The T₁ relaxation properties of Yb-DO3A-oAA. Results are shown with respect to (A) concentration and (B) temperature for selective saturation of the amide (solid circles) and amine (open circles), and for control studies with no saturation (solid squares) and selective saturation at +80 ppm (open squares). These linear relationships have an r² correlation coefficient > 0.98. The amine-to-amide ratio is also shown (solid diamonds). Error bars represent the standard deviation of the T₁ inversion-recovery data fitting routine, and are smaller than the symbol for many data points.
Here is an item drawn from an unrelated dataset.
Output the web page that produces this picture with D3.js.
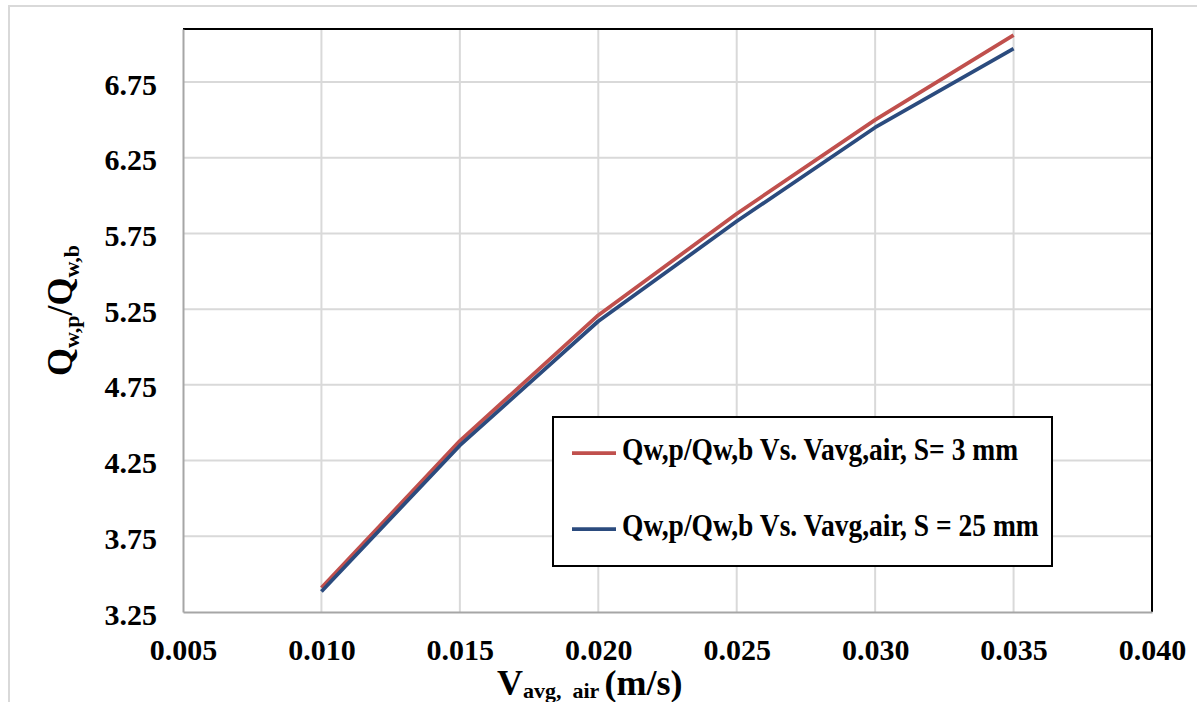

The concentration-dependent ratio of R_1sat relaxation rates is relatively constant compared with the rates of the amine or amide.

Figure 6

The dependence of the CEST effect of Yb-DO3A-oAA on concentration for the amide (solid circles) and amine (open circles). (A) The CEST effects of the amine and the amide of Yb-DO3A-oAA each increased with increasing concentration, but the ratio of the CEST effects was insensitive to changes in concentration. (B) The Hanes calibration [eqn (4)] was used to measure the r_1sat relaxivities and chemical exchange rates of the agent, and the linearities of each calibration confirmed that the chemical exchange of the amide and amine are sufficiently described by a two-pool model.

Figure 7

(A) The dependence of the CEST effect of Yb-DO3A-oAA on T_1W relaxation times for the amide (solid circles, solid line) and amine (open circles, dashed line). (B) The slope and y-intercept of a modification of the Hanes calibration separates the conditions of concentration and chemical exchange rate (k_ex), respectively. The r² correlation coefficient is 0.50 and 0.36 for the calibration of the amine and amide, respectively.

Figure 8

The dependence of the CEST effect of Yb-DO3A-oAA on temperature for the amide (solid circles) and amine (open circles) and the amine-to-amide ratio (solid diamonds). Lines that connect the data points are provided as a visual aid. (A) The decreasing CEST effect of the amide with increasing temperatures reflects chemical shift coalescence that leads to incomplete saturation. The plateau of the amine’s CEST effect also indicates evidence for chemical shift coalescence at the highest temperatures. The ratio of the CEST effects is also dependent on temperature, but to a lesser extent especially at or below physiological temperatures (310 K). (B) The chemical shifts of the CEST effects depend on temperature. The absolute value of the chemical shifts is shown to facilitate visualization on one graph. (C) An increase in the CEST peak widths of the amide and amide indicates an increasing chemical exchange rate with increasing temperature (except for the amide at the highest temperature).

Figure 9

A more sophisticated analysis of the dependence of the CEST effect of Yb-DO3A-oAA on temperature. (A) The CEST effect is considered to be a first-order chemical reaction in which the PARACEST agent acts as a catalyst. (B) The plot of eqn (7) shows a linear relationship between 27.2 and 53.2 °C, indicating that the ratio of concentrations of the saturated amine and amide is constant within this temperature range.